I smoked pot and it did me no harm says Tory
A Tory MP admitted yesterday that he had smoked cannabis as a young man and claimed it had done him no harm.
David Prior, 43, whose father James served as a Cabinet Minister came out publicly after a survey indicated that one in five of the new intake of MPs had used drugs.
The same poll for a TV program showed 65% of new MPs were in favour of a Royal Commission to look into legalising cannabis.
Mr Prior said: "One of the problems about having a rational discussion about drugs is that a lot of people have got so many preconceptions. Often they are wrong. A huge number of people are exposed to drugs who are completely conventional, like myself."

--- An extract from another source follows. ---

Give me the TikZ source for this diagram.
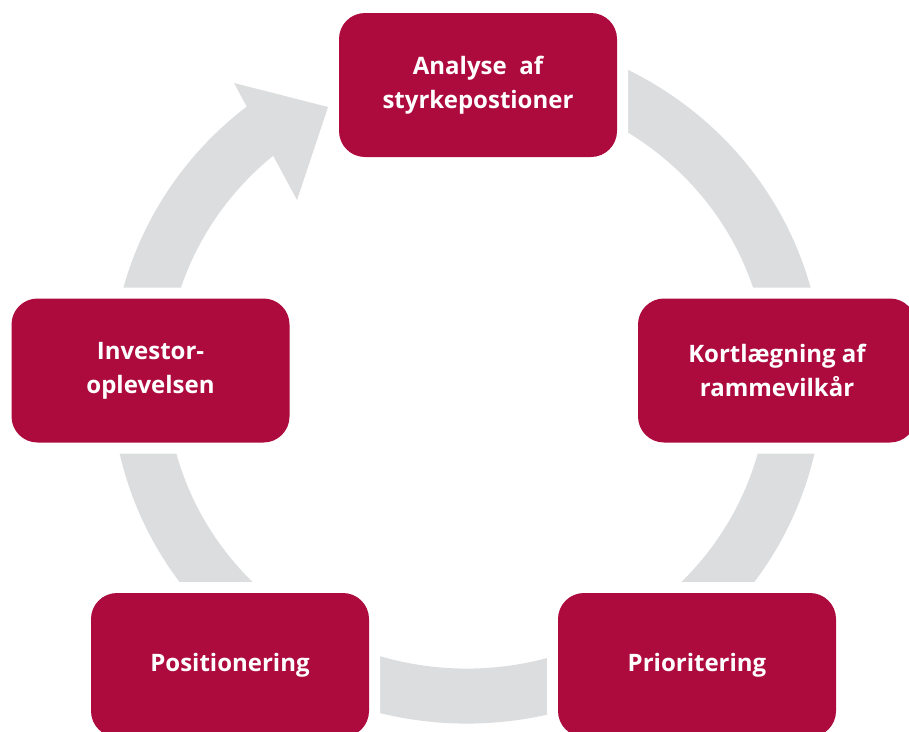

But his views contrasted sharply with Jack Straw who has been opposed to drugs since his student days.
Although many MPs in his own party privately believe that cannabis should be decriminalised, The Home Secretary said he had not seen "any good reason" for agreeing with them.
"If we decriminalise (soft) drugs, there would be a huge, massive increase in consumption", he said.
Mr Straw added: "Governments set up Royal Commissions when they are uncertain what to do about something."
"We are not uncertain about this."
Mr Prior, the MP for North Norfolk, admitted that he smoked cannabis for a few years during his early twenties.
Asked why he had owned up, he told Radio 4's The World this Weekend: "I could not honestly live with myself talking about drugs if I did not admit to people that I had taken them myself."
Mr Prior said he did not know enough about the medical effects to say whether cannabis should be legalised.